● **Dataset section**

—————

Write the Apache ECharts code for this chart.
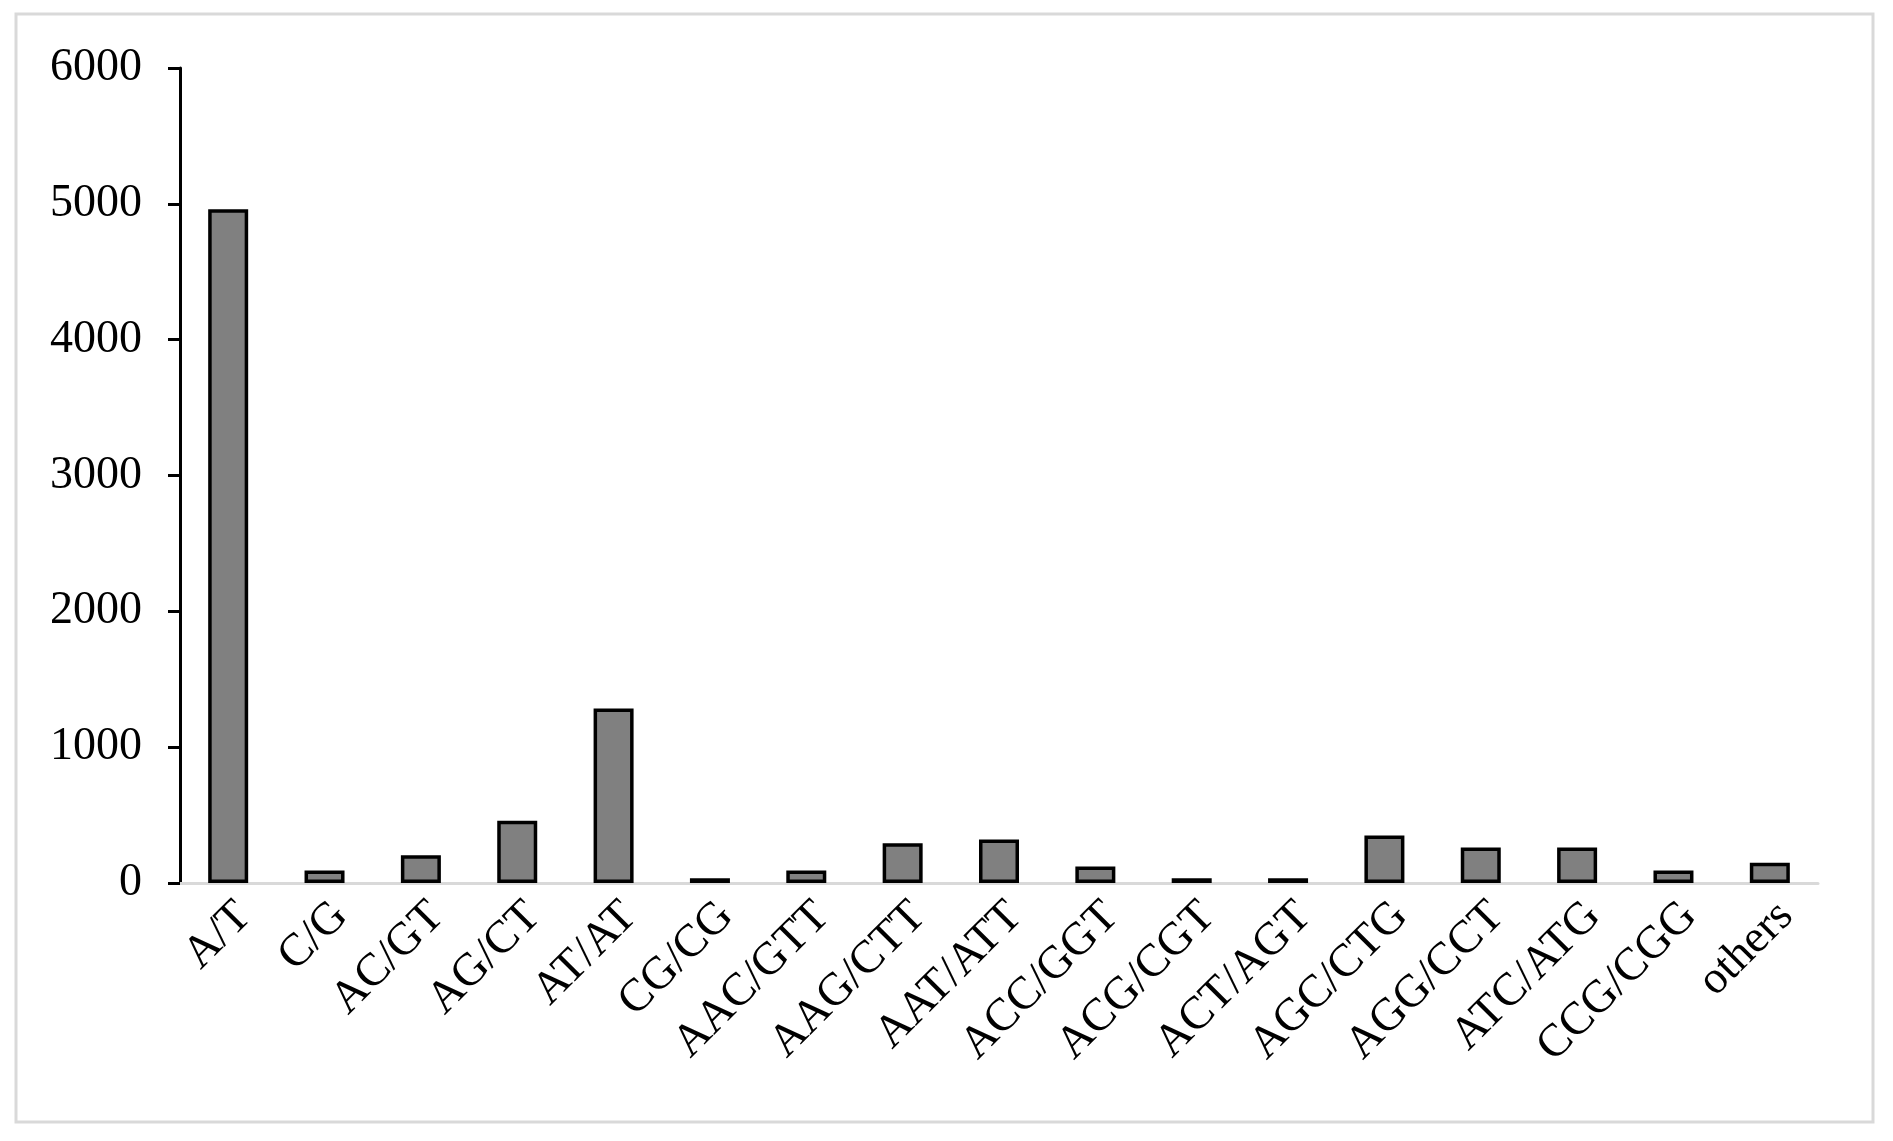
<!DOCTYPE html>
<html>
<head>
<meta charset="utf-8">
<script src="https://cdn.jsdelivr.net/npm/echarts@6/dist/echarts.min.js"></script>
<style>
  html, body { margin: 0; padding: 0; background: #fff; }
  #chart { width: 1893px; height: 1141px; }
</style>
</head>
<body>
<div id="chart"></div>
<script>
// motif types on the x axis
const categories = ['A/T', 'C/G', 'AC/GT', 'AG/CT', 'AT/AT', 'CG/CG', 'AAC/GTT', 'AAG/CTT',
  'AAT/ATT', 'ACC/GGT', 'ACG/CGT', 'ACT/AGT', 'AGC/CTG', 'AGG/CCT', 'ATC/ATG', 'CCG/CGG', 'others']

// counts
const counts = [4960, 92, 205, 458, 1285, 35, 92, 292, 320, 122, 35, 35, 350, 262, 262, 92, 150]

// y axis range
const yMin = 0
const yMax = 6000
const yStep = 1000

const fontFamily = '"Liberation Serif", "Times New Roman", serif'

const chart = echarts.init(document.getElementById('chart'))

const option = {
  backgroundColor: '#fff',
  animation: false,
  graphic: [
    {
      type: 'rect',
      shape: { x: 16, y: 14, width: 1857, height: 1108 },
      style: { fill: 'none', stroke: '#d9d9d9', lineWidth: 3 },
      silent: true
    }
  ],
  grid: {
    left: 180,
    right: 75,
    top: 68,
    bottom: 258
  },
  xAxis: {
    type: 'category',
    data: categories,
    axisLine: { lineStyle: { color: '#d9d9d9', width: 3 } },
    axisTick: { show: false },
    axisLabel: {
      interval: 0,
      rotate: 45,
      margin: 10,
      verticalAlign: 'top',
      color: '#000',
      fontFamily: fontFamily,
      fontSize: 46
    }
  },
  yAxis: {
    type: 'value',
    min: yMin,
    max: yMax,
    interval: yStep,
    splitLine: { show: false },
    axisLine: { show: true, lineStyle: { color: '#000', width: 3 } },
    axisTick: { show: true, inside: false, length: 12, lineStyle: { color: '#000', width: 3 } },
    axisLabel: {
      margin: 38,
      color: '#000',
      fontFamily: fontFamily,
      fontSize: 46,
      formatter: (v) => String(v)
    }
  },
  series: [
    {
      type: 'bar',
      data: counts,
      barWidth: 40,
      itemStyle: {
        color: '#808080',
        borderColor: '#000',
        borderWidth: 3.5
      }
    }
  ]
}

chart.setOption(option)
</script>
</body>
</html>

—————

● **Short exercise**
Copy nothing but the lines from the top of the data down to the line containing "const chart = echarts.init(document.getElementById('chart'))", and leave the pictures out.

● **Response for this exercise**
Write the Apache ECharts code for this chart.
<!DOCTYPE html>
<html>
<head>
<meta charset="utf-8">
<script src="https://cdn.jsdelivr.net/npm/echarts@6/dist/echarts.min.js"></script>
<style>
  html, body { margin: 0; padding: 0; background: #fff; }
  #chart { width: 1893px; height: 1141px; }
</style>
</head>
<body>
<div id="chart"></div>
<script>
// motif types on the x axis
const categories = ['A/T', 'C/G', 'AC/GT', 'AG/CT', 'AT/AT', 'CG/CG', 'AAC/GTT', 'AAG/CTT',
  'AAT/ATT', 'ACC/GGT', 'ACG/CGT', 'ACT/AGT', 'AGC/CTG', 'AGG/CCT', 'ATC/ATG', 'CCG/CGG', 'others']

// counts
const counts = [4960, 92, 205, 458, 1285, 35, 92, 292, 320, 122, 35, 35, 350, 262, 262, 92, 150]

// y axis range
const yMin = 0
const yMax = 6000
const yStep = 1000

const fontFamily = '"Liberation Serif", "Times New Roman", serif'

const chart = echarts.init(document.getElementById('chart'))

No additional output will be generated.